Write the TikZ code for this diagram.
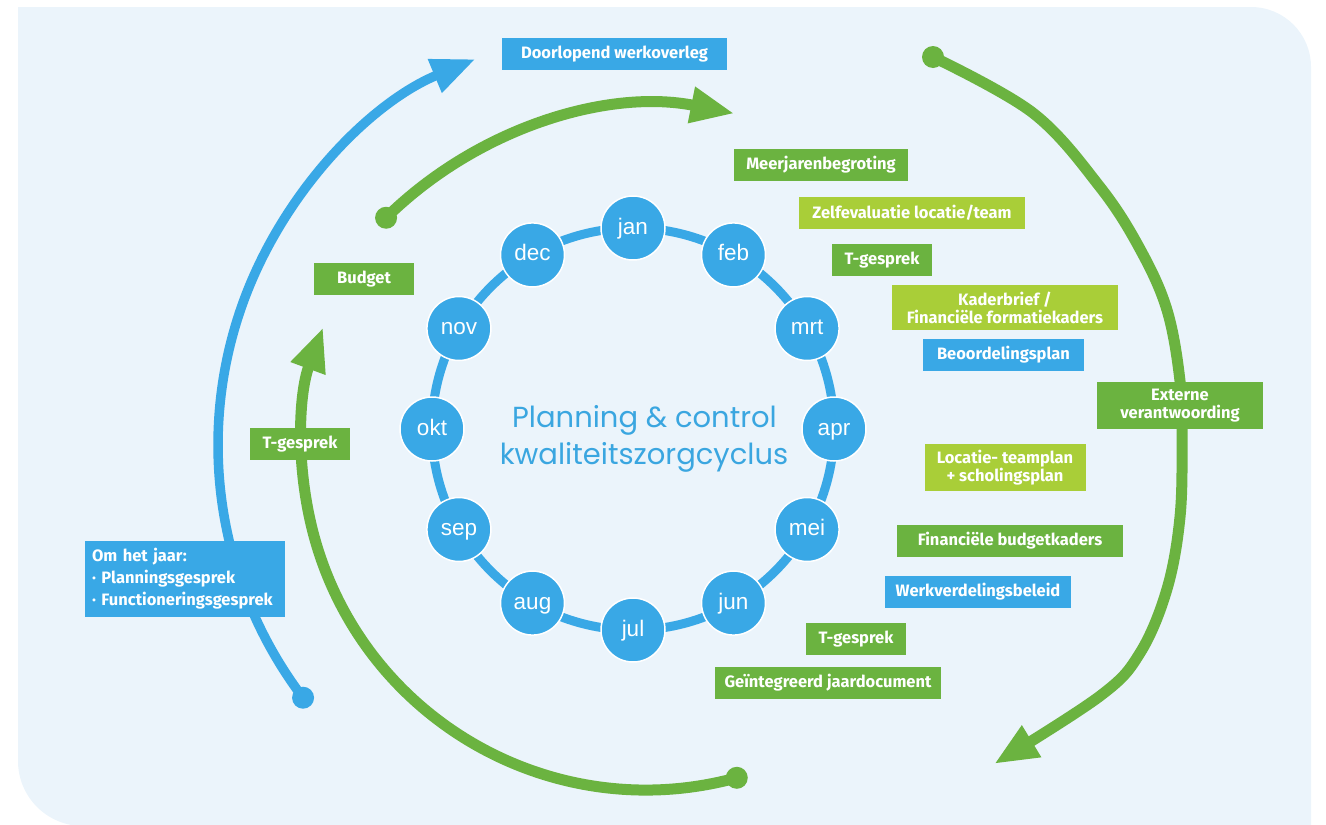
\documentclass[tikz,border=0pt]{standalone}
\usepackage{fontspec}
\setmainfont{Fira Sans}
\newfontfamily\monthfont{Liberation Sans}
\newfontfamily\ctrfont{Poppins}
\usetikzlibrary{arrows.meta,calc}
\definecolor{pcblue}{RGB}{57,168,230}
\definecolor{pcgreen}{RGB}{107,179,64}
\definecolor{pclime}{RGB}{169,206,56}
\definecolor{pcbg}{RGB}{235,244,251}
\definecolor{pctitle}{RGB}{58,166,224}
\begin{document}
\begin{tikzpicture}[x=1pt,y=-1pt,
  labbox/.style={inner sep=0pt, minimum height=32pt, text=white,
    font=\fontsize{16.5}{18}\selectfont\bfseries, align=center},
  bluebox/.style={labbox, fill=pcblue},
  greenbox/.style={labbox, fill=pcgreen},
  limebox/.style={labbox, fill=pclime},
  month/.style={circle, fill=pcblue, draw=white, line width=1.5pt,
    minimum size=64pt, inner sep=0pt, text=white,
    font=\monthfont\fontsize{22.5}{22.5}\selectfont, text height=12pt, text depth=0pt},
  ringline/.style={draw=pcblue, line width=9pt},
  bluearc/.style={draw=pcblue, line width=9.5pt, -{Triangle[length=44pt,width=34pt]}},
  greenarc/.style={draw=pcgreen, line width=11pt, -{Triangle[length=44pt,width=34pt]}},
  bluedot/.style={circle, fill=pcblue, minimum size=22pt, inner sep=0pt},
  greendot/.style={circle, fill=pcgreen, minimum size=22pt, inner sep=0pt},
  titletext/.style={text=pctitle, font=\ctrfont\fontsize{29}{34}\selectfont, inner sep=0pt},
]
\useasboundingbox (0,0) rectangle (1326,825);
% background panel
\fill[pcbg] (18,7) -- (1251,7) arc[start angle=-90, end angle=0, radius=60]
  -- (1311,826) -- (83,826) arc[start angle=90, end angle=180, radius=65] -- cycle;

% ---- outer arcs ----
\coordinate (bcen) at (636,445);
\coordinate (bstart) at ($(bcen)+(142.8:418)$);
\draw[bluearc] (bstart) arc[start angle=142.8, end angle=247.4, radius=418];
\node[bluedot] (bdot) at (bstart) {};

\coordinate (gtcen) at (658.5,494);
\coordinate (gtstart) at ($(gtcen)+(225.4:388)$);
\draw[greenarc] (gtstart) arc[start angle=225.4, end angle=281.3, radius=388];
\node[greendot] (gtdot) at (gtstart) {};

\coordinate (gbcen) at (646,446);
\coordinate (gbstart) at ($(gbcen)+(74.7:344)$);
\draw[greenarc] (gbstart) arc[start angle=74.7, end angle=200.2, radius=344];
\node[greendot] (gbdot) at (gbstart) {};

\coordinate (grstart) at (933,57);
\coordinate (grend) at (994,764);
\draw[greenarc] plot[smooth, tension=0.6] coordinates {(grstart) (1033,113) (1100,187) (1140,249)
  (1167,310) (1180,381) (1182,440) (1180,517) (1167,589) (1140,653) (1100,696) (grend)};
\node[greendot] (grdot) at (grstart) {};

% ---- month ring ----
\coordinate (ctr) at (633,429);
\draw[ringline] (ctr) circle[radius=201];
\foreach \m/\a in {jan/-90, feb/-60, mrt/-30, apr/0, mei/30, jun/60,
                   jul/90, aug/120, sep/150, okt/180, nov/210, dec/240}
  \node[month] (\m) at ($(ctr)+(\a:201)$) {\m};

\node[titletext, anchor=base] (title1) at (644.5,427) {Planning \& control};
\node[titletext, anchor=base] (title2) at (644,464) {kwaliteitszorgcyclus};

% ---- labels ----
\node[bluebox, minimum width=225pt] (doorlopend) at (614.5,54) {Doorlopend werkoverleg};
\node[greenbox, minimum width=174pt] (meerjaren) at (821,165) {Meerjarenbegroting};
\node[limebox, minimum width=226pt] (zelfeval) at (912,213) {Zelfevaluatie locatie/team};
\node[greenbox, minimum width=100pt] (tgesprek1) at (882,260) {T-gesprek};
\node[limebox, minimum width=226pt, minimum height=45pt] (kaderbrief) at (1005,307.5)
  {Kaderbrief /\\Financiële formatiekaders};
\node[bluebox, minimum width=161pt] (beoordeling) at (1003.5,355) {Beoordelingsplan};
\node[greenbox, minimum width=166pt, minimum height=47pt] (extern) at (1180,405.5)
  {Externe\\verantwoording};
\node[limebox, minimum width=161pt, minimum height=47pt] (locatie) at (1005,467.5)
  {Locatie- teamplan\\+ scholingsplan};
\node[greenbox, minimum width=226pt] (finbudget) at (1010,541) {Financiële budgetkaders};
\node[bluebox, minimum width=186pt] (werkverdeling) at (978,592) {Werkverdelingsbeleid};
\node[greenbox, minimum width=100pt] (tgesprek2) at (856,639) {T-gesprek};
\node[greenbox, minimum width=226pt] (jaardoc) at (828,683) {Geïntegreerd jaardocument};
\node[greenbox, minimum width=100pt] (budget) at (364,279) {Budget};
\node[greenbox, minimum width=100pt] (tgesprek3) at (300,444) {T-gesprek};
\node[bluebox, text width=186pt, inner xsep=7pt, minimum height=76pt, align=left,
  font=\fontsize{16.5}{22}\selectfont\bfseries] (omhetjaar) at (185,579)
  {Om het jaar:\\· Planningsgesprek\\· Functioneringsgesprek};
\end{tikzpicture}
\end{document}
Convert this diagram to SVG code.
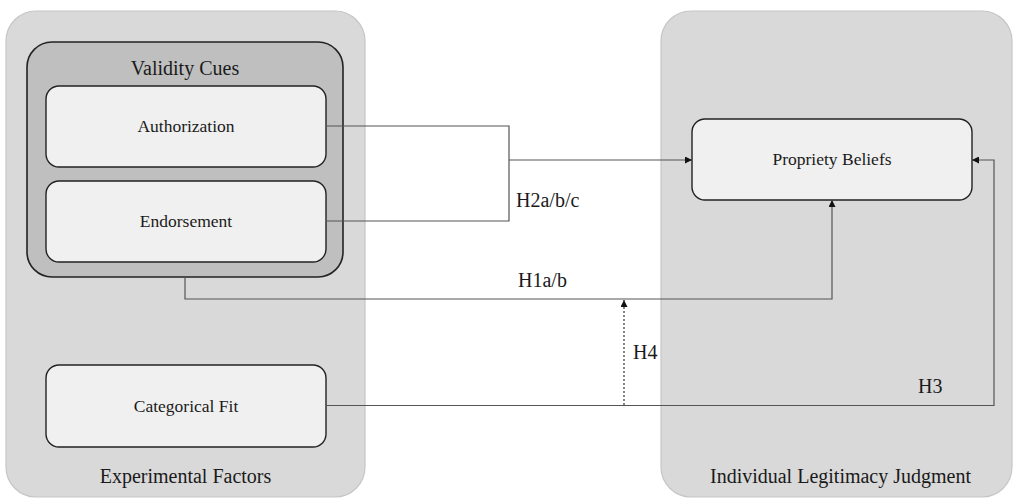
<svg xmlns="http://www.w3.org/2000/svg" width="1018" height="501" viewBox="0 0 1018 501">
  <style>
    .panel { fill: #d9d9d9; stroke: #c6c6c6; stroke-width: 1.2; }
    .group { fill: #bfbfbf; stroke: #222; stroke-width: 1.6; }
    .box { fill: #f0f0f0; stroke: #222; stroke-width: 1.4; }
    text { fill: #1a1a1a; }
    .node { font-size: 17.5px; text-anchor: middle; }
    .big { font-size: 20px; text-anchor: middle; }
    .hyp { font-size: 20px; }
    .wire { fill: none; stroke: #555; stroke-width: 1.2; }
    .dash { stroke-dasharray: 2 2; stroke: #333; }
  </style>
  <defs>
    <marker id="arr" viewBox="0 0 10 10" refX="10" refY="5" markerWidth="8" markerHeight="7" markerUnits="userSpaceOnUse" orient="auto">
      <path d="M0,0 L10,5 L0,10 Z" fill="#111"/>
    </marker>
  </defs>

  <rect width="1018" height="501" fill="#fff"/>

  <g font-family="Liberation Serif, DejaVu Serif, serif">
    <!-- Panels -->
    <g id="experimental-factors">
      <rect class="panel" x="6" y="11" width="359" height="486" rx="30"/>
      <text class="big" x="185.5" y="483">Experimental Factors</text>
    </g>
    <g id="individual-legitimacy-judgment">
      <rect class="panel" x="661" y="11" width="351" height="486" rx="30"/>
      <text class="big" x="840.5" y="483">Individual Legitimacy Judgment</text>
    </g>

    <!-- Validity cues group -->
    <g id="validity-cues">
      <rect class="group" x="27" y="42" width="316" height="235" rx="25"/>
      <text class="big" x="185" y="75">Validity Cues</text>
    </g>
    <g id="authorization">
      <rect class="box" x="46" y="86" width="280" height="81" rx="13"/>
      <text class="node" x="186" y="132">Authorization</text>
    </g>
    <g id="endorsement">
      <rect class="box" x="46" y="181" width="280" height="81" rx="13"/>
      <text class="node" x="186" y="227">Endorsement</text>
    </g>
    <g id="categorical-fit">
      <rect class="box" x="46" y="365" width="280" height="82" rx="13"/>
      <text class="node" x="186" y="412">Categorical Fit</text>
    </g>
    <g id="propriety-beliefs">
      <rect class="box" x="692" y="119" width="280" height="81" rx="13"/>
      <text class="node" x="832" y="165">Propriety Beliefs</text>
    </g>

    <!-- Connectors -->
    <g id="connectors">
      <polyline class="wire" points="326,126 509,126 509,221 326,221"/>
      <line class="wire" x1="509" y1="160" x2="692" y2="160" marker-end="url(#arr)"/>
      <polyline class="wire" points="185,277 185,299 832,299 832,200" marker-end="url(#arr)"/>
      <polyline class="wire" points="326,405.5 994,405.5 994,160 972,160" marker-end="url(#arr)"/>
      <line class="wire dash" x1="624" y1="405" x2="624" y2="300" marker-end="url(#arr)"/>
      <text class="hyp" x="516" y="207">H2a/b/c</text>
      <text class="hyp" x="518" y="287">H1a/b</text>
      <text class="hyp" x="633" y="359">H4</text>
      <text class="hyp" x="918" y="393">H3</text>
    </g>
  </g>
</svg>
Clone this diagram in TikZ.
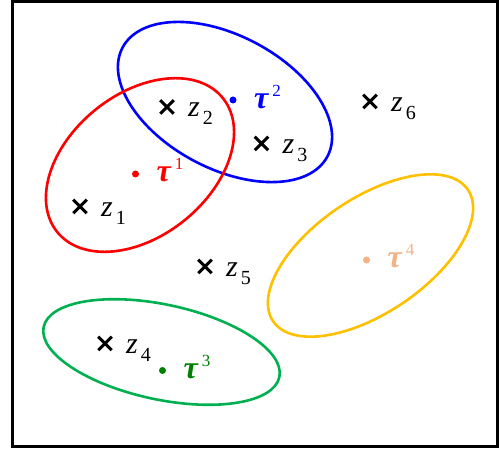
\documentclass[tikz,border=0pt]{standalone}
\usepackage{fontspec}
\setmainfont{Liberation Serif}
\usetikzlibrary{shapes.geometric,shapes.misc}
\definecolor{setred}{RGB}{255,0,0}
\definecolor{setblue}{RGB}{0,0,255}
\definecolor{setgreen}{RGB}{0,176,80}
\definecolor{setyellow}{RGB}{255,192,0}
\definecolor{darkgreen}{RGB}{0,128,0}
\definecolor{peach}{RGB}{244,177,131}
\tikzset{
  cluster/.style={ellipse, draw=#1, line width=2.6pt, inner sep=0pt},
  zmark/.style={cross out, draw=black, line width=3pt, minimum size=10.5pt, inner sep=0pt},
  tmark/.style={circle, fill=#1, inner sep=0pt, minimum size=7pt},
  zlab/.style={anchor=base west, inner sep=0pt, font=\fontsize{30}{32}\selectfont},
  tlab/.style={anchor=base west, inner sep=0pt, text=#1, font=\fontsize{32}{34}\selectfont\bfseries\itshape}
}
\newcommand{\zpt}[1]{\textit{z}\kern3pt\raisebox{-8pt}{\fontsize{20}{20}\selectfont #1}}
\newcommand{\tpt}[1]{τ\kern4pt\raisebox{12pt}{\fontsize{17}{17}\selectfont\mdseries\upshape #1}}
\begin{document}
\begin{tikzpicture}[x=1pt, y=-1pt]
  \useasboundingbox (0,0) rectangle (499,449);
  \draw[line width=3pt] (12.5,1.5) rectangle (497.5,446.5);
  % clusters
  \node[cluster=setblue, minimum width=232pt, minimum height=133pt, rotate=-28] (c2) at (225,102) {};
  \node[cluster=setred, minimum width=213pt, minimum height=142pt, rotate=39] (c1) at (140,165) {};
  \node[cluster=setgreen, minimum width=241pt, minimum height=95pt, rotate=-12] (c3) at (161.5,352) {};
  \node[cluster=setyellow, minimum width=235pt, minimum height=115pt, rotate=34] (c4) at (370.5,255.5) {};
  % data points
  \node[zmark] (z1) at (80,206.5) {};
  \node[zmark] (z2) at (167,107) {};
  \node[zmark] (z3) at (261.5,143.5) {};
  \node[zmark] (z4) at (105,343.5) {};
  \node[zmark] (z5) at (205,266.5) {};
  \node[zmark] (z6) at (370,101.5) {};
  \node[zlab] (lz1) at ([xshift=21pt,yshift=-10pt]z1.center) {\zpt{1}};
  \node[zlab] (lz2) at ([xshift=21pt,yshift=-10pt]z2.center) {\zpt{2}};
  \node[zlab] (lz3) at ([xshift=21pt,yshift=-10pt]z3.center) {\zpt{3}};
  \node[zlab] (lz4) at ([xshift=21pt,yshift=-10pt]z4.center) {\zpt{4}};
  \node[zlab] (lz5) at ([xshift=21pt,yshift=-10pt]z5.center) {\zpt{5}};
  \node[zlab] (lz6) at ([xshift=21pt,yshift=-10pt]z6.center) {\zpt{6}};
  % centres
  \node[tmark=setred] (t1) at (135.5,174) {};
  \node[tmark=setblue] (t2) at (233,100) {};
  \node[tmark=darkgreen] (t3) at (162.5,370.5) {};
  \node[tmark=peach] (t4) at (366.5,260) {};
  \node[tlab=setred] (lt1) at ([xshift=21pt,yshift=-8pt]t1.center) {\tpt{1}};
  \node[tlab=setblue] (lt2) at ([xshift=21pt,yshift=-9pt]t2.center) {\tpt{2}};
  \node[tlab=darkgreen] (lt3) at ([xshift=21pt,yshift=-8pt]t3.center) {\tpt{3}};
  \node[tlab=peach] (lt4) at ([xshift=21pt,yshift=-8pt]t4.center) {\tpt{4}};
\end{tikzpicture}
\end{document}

******************************

* **Stated problem**
Start at the first line of the records and write out everything up to and including the line containing "(gtdot) at (gtstart)". No pictures.

* **Solution below**
Write the TikZ code for this diagram.
\documentclass[tikz,border=0pt]{standalone}
\usepackage{fontspec}
\setmainfont{Fira Sans}
\newfontfamily\monthfont{Liberation Sans}
\newfontfamily\ctrfont{Poppins}
\usetikzlibrary{arrows.meta,calc}
\definecolor{pcblue}{RGB}{57,168,230}
\definecolor{pcgreen}{RGB}{107,179,64}
\definecolor{pclime}{RGB}{169,206,56}
\definecolor{pcbg}{RGB}{235,244,251}
\definecolor{pctitle}{RGB}{58,166,224}
\begin{document}
\begin{tikzpicture}[x=1pt,y=-1pt,
  labbox/.style={inner sep=0pt, minimum height=32pt, text=white,
    font=\fontsize{16.5}{18}\selectfont\bfseries, align=center},
  bluebox/.style={labbox, fill=pcblue},
  greenbox/.style={labbox, fill=pcgreen},
  limebox/.style={labbox, fill=pclime},
  month/.style={circle, fill=pcblue, draw=white, line width=1.5pt,
    minimum size=64pt, inner sep=0pt, text=white,
    font=\monthfont\fontsize{22.5}{22.5}\selectfont, text height=12pt, text depth=0pt},
  ringline/.style={draw=pcblue, line width=9pt},
  bluearc/.style={draw=pcblue, line width=9.5pt, -{Triangle[length=44pt,width=34pt]}},
  greenarc/.style={draw=pcgreen, line width=11pt, -{Triangle[length=44pt,width=34pt]}},
  bluedot/.style={circle, fill=pcblue, minimum size=22pt, inner sep=0pt},
  greendot/.style={circle, fill=pcgreen, minimum size=22pt, inner sep=0pt},
  titletext/.style={text=pctitle, font=\ctrfont\fontsize{29}{34}\selectfont, inner sep=0pt},
]
\useasboundingbox (0,0) rectangle (1326,825);
% background panel
\fill[pcbg] (18,7) -- (1251,7) arc[start angle=-90, end angle=0, radius=60]
  -- (1311,826) -- (83,826) arc[start angle=90, end angle=180, radius=65] -- cycle;

% ---- outer arcs ----
\coordinate (bcen) at (636,445);
\coordinate (bstart) at ($(bcen)+(142.8:418)$);
\draw[bluearc] (bstart) arc[start angle=142.8, end angle=247.4, radius=418];
\node[bluedot] (bdot) at (bstart) {};

\coordinate (gtcen) at (658.5,494);
\coordinate (gtstart) at ($(gtcen)+(225.4:388)$);
\draw[greenarc] (gtstart) arc[start angle=225.4, end angle=281.3, radius=388];
\node[greendot] (gtdot) at (gtstart) {};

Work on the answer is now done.